- _Stated task_
Transcribe everything in the data word for word. Pictures are left out.

_ _ _ _ _

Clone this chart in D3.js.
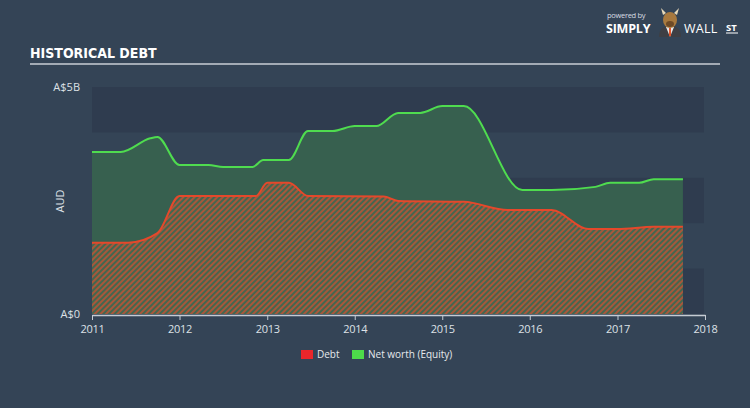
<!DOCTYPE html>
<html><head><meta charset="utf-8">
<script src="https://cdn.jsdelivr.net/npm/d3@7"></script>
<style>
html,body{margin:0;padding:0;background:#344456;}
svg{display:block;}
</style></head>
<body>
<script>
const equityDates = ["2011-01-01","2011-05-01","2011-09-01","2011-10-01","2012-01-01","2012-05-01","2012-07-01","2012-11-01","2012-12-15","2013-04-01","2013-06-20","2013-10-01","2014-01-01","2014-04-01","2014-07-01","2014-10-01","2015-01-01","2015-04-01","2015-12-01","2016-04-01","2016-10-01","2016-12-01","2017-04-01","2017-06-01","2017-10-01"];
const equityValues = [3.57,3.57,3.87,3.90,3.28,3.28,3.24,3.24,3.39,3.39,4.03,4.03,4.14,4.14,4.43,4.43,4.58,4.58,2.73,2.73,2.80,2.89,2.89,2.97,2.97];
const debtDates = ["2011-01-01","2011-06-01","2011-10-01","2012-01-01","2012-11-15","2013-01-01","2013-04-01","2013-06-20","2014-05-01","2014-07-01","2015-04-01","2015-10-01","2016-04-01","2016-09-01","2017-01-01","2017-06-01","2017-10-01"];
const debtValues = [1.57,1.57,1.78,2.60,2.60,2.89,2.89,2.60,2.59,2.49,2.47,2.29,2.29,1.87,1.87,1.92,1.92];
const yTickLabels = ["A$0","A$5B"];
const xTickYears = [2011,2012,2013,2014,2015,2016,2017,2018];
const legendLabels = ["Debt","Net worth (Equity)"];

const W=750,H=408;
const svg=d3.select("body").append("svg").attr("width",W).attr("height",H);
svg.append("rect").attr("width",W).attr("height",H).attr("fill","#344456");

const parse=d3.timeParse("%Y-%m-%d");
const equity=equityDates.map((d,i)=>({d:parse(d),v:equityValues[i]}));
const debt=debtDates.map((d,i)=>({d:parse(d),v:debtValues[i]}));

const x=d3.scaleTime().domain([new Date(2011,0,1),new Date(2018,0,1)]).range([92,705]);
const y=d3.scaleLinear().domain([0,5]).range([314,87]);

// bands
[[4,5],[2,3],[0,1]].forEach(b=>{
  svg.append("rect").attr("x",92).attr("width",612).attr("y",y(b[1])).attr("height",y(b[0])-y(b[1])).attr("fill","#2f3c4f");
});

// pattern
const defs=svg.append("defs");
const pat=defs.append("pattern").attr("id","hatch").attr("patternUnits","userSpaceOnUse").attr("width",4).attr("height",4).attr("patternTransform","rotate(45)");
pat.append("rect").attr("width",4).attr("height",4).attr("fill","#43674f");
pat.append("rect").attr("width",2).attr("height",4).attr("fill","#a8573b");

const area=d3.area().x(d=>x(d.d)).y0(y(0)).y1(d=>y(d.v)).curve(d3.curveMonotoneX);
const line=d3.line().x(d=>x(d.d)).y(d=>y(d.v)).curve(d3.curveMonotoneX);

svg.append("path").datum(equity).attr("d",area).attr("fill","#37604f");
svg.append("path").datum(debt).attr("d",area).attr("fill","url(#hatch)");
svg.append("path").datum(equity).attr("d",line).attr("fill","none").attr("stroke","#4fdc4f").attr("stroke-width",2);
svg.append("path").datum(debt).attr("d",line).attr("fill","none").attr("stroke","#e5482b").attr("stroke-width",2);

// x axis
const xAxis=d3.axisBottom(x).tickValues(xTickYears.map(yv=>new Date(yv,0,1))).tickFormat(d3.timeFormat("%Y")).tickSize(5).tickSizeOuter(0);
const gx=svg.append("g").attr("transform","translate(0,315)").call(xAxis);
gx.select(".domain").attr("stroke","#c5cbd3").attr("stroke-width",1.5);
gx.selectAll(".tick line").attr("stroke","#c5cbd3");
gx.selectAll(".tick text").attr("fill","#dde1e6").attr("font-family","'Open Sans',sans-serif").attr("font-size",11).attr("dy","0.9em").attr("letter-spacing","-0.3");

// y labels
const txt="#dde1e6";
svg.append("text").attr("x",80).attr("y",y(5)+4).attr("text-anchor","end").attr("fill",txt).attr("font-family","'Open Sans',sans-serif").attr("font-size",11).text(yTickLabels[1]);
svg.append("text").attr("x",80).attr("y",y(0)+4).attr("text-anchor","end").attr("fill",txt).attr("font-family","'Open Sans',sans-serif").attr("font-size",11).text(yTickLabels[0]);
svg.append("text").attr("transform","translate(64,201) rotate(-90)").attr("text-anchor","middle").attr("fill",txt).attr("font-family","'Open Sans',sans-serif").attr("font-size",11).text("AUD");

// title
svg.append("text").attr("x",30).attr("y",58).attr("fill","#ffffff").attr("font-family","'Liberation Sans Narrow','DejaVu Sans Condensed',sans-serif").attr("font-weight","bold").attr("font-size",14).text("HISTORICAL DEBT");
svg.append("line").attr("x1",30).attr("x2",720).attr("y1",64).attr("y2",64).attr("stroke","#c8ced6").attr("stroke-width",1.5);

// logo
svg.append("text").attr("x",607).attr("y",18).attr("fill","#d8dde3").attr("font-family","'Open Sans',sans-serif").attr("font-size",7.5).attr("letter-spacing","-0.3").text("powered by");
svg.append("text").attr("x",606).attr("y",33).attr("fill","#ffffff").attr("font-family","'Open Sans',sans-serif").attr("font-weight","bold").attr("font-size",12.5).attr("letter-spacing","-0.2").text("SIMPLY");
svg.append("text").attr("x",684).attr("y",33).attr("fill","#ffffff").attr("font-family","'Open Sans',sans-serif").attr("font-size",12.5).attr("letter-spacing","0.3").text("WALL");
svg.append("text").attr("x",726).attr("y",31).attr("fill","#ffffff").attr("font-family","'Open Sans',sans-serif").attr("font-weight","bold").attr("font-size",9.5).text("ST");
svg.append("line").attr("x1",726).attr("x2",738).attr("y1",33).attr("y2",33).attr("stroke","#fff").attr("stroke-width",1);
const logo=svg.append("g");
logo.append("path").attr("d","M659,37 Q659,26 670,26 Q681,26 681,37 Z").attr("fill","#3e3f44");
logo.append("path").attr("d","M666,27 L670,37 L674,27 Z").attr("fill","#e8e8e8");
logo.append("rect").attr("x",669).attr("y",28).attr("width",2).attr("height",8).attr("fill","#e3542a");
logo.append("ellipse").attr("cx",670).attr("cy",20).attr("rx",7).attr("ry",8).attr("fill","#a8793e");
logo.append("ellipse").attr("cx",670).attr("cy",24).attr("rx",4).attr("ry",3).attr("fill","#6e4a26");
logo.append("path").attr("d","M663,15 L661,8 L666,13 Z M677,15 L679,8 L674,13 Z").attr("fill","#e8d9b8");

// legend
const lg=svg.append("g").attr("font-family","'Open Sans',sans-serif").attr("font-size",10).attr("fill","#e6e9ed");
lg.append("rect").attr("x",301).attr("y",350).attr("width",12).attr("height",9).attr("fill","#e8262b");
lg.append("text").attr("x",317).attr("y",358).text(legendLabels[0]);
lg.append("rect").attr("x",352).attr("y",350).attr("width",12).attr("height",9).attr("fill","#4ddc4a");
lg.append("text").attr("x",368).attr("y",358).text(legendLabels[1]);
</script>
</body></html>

_ _ _ _ _

- _Task solution_
Clone this chart in D3.js.
<!DOCTYPE html>
<html><head><meta charset="utf-8">
<script src="https://cdn.jsdelivr.net/npm/d3@7"></script>
<style>
html,body{margin:0;padding:0;background:#344456;}
svg{display:block;}
</style></head>
<body>
<script>
const equityDates = ["2011-01-01","2011-05-01","2011-09-01","2011-10-01","2012-01-01","2012-05-01","2012-07-01","2012-11-01","2012-12-15","2013-04-01","2013-06-20","2013-10-01","2014-01-01","2014-04-01","2014-07-01","2014-10-01","2015-01-01","2015-04-01","2015-12-01","2016-04-01","2016-10-01","2016-12-01","2017-04-01","2017-06-01","2017-10-01"];
const equityValues = [3.57,3.57,3.87,3.90,3.28,3.28,3.24,3.24,3.39,3.39,4.03,4.03,4.14,4.14,4.43,4.43,4.58,4.58,2.73,2.73,2.80,2.89,2.89,2.97,2.97];
const debtDates = ["2011-01-01","2011-06-01","2011-10-01","2012-01-01","2012-11-15","2013-01-01","2013-04-01","2013-06-20","2014-05-01","2014-07-01","2015-04-01","2015-10-01","2016-04-01","2016-09-01","2017-01-01","2017-06-01","2017-10-01"];
const debtValues = [1.57,1.57,1.78,2.60,2.60,2.89,2.89,2.60,2.59,2.49,2.47,2.29,2.29,1.87,1.87,1.92,1.92];
const yTickLabels = ["A$0","A$5B"];
const xTickYears = [2011,2012,2013,2014,2015,2016,2017,2018];
const legendLabels = ["Debt","Net worth (Equity)"];

const W=750,H=408;
const svg=d3.select("body").append("svg").attr("width",W).attr("height",H);
svg.append("rect").attr("width",W).attr("height",H).attr("fill","#344456");

const parse=d3.timeParse("%Y-%m-%d");
const equity=equityDates.map((d,i)=>({d:parse(d),v:equityValues[i]}));
const debt=debtDates.map((d,i)=>({d:parse(d),v:debtValues[i]}));

const x=d3.scaleTime().domain([new Date(2011,0,1),new Date(2018,0,1)]).range([92,705]);
const y=d3.scaleLinear().domain([0,5]).range([314,87]);

// bands
[[4,5],[2,3],[0,1]].forEach(b=>{
  svg.append("rect").attr("x",92).attr("width",612).attr("y",y(b[1])).attr("height",y(b[0])-y(b[1])).attr("fill","#2f3c4f");
});

// pattern
const defs=svg.append("defs");
const pat=defs.append("pattern").attr("id","hatch").attr("patternUnits","userSpaceOnUse").attr("width",4).attr("height",4).attr("patternTransform","rotate(45)");
pat.append("rect").attr("width",4).attr("height",4).attr("fill","#43674f");
pat.append("rect").attr("width",2).attr("height",4).attr("fill","#a8573b");

const area=d3.area().x(d=>x(d.d)).y0(y(0)).y1(d=>y(d.v)).curve(d3.curveMonotoneX);
const line=d3.line().x(d=>x(d.d)).y(d=>y(d.v)).curve(d3.curveMonotoneX);

svg.append("path").datum(equity).attr("d",area).attr("fill","#37604f");
svg.append("path").datum(debt).attr("d",area).attr("fill","url(#hatch)");
svg.append("path").datum(equity).attr("d",line).attr("fill","none").attr("stroke","#4fdc4f").attr("stroke-width",2);
svg.append("path").datum(debt).attr("d",line).attr("fill","none").attr("stroke","#e5482b").attr("stroke-width",2);

// x axis
const xAxis=d3.axisBottom(x).tickValues(xTickYears.map(yv=>new Date(yv,0,1))).tickFormat(d3.timeFormat("%Y")).tickSize(5).tickSizeOuter(0);
const gx=svg.append("g").attr("transform","translate(0,315)").call(xAxis);
gx.select(".domain").attr("stroke","#c5cbd3").attr("stroke-width",1.5);
gx.selectAll(".tick line").attr("stroke","#c5cbd3");
gx.selectAll(".tick text").attr("fill","#dde1e6").attr("font-family","'Open Sans',sans-serif").attr("font-size",11).attr("dy","0.9em").attr("letter-spacing","-0.3");

// y labels
const txt="#dde1e6";
svg.append("text").attr("x",80).attr("y",y(5)+4).attr("text-anchor","end").attr("fill",txt).attr("font-family","'Open Sans',sans-serif").attr("font-size",11).text(yTickLabels[1]);
svg.append("text").attr("x",80).attr("y",y(0)+4).attr("text-anchor","end").attr("fill",txt).attr("font-family","'Open Sans',sans-serif").attr("font-size",11).text(yTickLabels[0]);
svg.append("text").attr("transform","translate(64,201) rotate(-90)").attr("text-anchor","middle").attr("fill",txt).attr("font-family","'Open Sans',sans-serif").attr("font-size",11).text("AUD");

// title
svg.append("text").attr("x",30).attr("y",58).attr("fill","#ffffff").attr("font-family","'Liberation Sans Narrow','DejaVu Sans Condensed',sans-serif").attr("font-weight","bold").attr("font-size",14).text("HISTORICAL DEBT");
svg.append("line").attr("x1",30).attr("x2",720).attr("y1",64).attr("y2",64).attr("stroke","#c8ced6").attr("stroke-width",1.5);

// logo
svg.append("text").attr("x",607).attr("y",18).attr("fill","#d8dde3").attr("font-family","'Open Sans',sans-serif").attr("font-size",7.5).attr("letter-spacing","-0.3").text("powered by");
svg.append("text").attr("x",606).attr("y",33).attr("fill","#ffffff").attr("font-family","'Open Sans',sans-serif").attr("font-weight","bold").attr("font-size",12.5).attr("letter-spacing","-0.2").text("SIMPLY");
svg.append("text").attr("x",684).attr("y",33).attr("fill","#ffffff").attr("font-family","'Open Sans',sans-serif").attr("font-size",12.5).attr("letter-spacing","0.3").text("WALL");
svg.append("text").attr("x",726).attr("y",31).attr("fill","#ffffff").attr("font-family","'Open Sans',sans-serif").attr("font-weight","bold").attr("font-size",9.5).text("ST");
svg.append("line").attr("x1",726).attr("x2",738).attr("y1",33).attr("y2",33).attr("stroke","#fff").attr("stroke-width",1);
const logo=svg.append("g");
logo.append("path").attr("d","M659,37 Q659,26 670,26 Q681,26 681,37 Z").attr("fill","#3e3f44");
logo.append("path").attr("d","M666,27 L670,37 L674,27 Z").attr("fill","#e8e8e8");
logo.append("rect").attr("x",669).attr("y",28).attr("width",2).attr("height",8).attr("fill","#e3542a");
logo.append("ellipse").attr("cx",670).attr("cy",20).attr("rx",7).attr("ry",8).attr("fill","#a8793e");
logo.append("ellipse").attr("cx",670).attr("cy",24).attr("rx",4).attr("ry",3).attr("fill","#6e4a26");
logo.append("path").attr("d","M663,15 L661,8 L666,13 Z M677,15 L679,8 L674,13 Z").attr("fill","#e8d9b8");

// legend
const lg=svg.append("g").attr("font-family","'Open Sans',sans-serif").attr("font-size",10).attr("fill","#e6e9ed");
lg.append("rect").attr("x",301).attr("y",350).attr("width",12).attr("height",9).attr("fill","#e8262b");
lg.append("text").attr("x",317).attr("y",358).text(legendLabels[0]);
lg.append("rect").attr("x",352).attr("y",350).attr("width",12).attr("height",9).attr("fill","#4ddc4a");
lg.append("text").attr("x",368).attr("y",358).text(legendLabels[1]);
</script>
</body></html>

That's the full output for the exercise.